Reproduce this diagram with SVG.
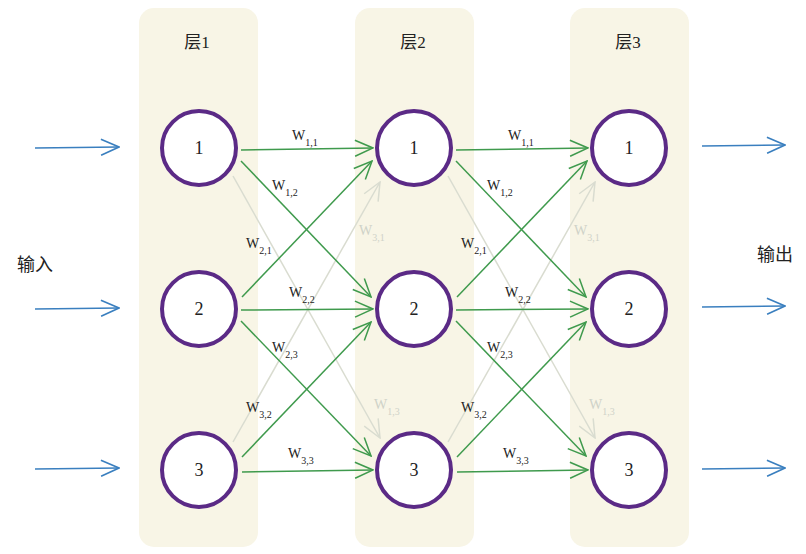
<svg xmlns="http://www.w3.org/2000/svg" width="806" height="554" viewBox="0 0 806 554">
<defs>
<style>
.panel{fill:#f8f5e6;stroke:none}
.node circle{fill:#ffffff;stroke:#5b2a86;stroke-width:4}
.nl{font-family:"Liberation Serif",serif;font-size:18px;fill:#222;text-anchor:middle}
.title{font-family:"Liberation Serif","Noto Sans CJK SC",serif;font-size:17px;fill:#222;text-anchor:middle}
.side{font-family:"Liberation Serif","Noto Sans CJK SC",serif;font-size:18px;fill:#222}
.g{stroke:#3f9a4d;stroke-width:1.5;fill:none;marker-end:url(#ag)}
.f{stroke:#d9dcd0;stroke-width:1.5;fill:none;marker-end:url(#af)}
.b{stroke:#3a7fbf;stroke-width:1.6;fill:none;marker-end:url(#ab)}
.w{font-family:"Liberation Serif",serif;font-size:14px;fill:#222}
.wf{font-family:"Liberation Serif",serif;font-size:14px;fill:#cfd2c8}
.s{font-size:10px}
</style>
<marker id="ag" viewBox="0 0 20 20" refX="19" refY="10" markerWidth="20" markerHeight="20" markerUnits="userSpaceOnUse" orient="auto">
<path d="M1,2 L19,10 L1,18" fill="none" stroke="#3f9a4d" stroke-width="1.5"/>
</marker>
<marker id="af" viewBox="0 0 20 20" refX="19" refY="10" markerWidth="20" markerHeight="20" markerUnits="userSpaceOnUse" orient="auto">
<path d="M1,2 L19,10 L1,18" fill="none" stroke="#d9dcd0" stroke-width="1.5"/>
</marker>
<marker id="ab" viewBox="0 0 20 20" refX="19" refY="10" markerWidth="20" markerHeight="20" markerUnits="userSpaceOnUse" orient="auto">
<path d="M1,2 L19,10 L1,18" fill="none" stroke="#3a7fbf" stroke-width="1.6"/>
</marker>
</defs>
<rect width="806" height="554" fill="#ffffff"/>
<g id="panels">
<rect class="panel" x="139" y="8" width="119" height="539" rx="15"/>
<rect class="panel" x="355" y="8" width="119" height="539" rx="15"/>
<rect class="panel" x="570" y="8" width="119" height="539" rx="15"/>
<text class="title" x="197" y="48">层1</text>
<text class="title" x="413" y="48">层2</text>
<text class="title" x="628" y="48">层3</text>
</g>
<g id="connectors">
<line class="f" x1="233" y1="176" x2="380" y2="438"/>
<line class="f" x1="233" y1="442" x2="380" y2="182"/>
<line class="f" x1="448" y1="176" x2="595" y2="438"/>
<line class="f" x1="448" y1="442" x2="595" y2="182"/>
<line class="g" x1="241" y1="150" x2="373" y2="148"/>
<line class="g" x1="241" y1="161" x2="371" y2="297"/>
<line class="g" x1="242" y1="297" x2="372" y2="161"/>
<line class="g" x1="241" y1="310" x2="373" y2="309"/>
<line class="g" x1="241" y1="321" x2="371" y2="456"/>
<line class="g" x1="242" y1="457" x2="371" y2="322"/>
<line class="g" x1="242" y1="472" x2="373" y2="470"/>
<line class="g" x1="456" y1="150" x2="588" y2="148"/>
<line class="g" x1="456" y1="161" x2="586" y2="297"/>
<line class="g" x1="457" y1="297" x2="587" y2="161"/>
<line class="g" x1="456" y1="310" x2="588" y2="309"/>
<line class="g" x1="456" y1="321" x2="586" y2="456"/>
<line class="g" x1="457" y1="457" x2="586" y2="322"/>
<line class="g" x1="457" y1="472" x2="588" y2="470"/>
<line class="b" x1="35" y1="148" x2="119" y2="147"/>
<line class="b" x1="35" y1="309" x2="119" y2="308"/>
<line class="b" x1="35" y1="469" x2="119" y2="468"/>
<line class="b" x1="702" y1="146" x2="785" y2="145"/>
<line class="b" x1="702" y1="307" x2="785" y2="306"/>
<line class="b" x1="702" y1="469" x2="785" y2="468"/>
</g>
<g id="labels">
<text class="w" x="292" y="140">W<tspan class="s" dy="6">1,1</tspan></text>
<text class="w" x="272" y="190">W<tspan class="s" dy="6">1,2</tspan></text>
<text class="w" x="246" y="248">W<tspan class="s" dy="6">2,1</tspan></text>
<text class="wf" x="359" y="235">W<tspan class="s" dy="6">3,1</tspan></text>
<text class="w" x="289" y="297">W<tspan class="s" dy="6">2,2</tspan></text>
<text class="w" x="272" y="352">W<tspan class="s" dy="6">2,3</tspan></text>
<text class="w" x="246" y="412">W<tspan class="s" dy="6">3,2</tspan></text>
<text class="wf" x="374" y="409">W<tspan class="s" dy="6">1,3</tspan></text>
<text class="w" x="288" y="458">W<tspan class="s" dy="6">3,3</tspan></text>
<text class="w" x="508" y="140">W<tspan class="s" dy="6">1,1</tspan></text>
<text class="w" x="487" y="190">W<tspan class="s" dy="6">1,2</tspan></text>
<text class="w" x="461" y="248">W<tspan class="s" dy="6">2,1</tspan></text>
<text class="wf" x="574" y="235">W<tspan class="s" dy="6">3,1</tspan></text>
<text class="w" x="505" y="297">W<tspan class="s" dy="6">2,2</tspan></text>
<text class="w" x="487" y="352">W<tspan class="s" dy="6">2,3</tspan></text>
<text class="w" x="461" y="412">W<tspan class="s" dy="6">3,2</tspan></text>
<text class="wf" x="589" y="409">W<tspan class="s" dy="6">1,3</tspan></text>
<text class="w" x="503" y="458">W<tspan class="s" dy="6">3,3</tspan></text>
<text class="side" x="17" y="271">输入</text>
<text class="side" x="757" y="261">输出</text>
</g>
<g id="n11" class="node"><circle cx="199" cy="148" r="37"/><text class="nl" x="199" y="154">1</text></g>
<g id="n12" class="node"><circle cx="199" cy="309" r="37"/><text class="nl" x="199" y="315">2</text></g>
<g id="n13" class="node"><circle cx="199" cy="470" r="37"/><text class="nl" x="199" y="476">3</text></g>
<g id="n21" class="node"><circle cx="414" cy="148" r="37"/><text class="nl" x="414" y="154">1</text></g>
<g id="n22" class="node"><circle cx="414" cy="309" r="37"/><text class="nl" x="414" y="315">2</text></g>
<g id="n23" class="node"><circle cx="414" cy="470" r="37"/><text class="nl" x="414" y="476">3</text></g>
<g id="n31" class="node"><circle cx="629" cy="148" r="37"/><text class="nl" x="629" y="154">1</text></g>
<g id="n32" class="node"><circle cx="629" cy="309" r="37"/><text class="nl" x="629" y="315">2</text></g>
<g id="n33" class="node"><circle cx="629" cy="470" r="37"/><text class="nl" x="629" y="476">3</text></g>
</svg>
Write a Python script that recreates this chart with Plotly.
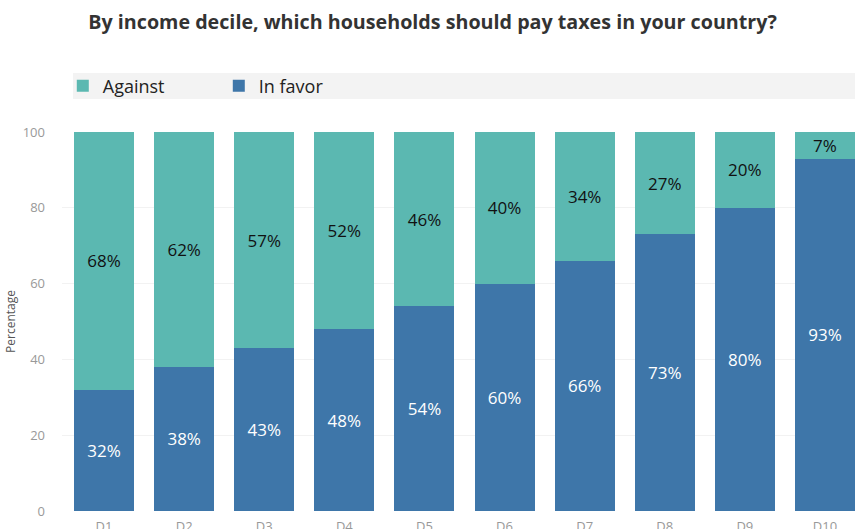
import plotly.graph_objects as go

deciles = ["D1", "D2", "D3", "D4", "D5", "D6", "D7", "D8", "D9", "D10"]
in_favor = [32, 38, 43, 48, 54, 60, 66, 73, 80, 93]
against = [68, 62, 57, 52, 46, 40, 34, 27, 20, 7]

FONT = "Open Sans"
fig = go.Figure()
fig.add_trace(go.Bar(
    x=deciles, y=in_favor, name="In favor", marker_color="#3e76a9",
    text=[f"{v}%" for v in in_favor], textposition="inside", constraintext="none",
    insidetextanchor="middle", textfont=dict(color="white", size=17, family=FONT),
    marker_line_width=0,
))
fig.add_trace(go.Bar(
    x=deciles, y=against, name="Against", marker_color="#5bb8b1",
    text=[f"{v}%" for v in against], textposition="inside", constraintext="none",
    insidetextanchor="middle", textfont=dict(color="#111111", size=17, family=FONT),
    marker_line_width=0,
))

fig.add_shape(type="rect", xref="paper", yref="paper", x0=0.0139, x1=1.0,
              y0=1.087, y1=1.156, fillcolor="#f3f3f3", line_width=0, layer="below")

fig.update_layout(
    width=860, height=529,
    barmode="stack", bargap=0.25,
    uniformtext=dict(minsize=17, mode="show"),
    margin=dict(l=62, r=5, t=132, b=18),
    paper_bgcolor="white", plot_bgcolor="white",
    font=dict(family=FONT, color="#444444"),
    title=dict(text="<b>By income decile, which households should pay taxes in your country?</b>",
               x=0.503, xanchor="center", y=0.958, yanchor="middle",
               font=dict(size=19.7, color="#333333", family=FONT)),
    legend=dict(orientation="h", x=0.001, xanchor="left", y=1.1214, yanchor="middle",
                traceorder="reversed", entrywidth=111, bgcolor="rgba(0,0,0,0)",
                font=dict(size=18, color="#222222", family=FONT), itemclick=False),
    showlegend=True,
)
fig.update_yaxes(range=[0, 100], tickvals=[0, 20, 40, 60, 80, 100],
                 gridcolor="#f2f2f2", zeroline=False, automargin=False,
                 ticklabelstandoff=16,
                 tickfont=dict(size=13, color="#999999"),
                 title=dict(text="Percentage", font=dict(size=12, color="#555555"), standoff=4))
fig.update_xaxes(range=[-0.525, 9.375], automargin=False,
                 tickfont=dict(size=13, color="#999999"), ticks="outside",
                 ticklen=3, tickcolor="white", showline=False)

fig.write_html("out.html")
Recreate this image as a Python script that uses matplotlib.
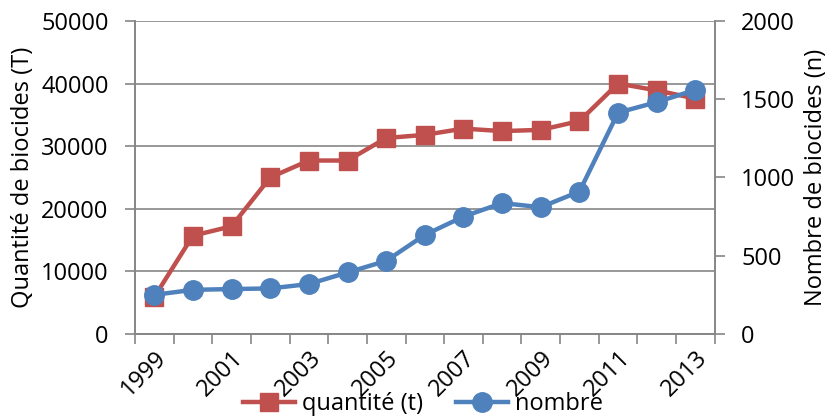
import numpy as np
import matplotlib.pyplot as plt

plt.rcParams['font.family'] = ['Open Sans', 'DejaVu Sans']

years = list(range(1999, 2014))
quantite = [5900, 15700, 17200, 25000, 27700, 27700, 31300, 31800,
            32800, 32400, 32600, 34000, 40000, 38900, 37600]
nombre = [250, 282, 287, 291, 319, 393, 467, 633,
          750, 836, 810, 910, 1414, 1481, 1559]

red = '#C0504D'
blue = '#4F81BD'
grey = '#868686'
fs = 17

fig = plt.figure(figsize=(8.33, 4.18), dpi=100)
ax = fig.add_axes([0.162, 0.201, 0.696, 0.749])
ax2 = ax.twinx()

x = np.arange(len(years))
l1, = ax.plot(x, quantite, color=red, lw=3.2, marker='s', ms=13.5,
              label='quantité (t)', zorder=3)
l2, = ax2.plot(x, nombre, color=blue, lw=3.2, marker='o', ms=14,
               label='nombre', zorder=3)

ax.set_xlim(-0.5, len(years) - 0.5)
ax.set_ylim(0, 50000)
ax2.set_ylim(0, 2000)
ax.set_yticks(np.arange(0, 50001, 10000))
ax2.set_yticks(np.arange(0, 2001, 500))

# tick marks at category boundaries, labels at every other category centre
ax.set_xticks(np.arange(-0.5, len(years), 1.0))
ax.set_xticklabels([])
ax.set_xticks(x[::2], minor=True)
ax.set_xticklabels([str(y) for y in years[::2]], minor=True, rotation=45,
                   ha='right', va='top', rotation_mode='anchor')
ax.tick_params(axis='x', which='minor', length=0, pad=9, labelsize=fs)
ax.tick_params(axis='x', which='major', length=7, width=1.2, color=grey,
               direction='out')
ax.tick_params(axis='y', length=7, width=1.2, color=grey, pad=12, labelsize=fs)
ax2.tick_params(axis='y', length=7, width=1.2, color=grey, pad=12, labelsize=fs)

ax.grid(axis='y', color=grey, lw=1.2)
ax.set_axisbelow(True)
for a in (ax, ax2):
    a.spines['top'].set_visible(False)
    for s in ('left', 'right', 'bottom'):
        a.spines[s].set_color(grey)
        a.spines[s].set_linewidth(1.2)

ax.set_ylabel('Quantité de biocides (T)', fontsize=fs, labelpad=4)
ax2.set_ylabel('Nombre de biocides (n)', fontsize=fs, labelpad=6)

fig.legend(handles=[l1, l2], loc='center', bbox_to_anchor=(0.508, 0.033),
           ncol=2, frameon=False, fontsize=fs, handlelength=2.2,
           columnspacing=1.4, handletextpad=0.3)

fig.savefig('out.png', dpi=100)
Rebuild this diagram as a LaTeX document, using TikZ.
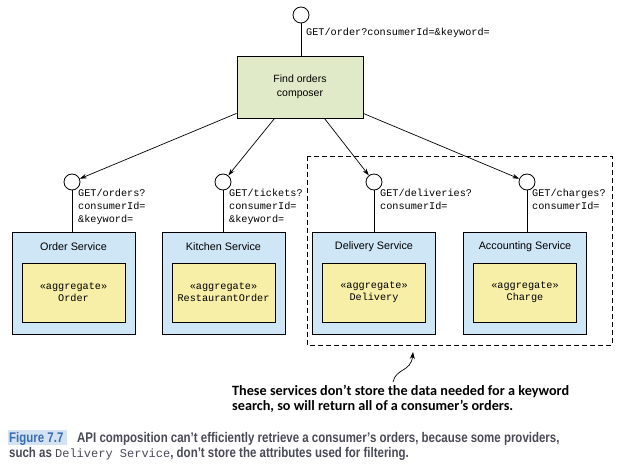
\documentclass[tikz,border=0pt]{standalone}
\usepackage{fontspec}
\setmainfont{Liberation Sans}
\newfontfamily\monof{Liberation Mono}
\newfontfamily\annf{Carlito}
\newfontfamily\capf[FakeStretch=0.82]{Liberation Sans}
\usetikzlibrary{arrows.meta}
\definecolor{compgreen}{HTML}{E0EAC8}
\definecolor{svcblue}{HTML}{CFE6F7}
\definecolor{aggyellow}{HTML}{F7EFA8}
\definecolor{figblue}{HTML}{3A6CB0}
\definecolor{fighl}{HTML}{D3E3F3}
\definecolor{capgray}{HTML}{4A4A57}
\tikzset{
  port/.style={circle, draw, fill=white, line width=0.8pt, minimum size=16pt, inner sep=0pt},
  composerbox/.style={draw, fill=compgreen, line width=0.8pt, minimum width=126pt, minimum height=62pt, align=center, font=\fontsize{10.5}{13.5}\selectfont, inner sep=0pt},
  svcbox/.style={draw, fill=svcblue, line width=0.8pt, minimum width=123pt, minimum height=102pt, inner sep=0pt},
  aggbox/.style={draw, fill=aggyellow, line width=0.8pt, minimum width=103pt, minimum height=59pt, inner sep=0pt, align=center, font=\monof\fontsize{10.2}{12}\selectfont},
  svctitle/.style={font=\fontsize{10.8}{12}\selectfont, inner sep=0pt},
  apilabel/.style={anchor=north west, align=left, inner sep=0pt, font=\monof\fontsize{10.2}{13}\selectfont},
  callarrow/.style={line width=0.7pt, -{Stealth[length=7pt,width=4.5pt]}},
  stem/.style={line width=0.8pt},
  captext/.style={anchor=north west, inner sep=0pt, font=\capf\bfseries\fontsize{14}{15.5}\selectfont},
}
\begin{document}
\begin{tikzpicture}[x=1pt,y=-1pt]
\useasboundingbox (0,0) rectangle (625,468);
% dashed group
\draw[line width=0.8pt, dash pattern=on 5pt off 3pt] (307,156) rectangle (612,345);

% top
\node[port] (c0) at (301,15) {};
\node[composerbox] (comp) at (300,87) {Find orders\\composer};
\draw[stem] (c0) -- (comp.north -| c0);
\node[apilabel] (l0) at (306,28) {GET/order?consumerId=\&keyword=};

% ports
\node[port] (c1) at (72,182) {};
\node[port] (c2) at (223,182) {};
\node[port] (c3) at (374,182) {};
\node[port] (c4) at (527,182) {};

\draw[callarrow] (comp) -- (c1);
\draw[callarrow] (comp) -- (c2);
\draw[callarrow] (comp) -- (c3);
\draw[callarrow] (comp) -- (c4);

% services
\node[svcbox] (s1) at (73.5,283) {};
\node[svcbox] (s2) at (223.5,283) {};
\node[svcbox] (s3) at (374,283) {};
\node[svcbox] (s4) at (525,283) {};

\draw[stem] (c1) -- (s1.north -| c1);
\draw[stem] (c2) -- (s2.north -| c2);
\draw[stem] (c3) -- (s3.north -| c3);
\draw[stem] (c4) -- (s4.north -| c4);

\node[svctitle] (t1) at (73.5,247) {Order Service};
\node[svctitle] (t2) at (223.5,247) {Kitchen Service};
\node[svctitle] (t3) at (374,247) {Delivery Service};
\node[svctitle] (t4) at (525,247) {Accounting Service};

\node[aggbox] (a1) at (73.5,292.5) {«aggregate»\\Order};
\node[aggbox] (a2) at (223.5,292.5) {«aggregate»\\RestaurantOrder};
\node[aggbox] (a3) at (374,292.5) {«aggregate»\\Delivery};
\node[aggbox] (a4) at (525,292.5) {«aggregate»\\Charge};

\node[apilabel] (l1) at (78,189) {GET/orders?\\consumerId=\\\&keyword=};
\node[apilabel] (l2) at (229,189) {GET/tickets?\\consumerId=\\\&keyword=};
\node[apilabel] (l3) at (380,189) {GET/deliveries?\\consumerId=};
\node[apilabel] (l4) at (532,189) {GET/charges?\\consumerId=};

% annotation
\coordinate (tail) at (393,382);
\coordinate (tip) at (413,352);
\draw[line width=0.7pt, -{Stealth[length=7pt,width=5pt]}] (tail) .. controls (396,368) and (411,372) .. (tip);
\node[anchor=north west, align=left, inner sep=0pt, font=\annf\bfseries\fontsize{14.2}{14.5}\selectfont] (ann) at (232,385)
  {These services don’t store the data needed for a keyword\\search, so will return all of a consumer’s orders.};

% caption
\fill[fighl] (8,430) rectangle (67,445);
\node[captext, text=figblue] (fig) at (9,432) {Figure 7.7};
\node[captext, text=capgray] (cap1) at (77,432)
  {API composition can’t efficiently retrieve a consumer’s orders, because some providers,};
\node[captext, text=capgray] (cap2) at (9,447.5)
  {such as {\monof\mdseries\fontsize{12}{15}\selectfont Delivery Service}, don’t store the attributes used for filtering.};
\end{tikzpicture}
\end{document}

What needs to be done: Copy out every line with the word "this".

Exercise output:
Reproduce this diagram with SVG.
Write a Python script that recreates this chart with Plotly.
Recreate this image as a Python script that uses matplotlib.
Rebuild this diagram as a LaTeX document, using TikZ.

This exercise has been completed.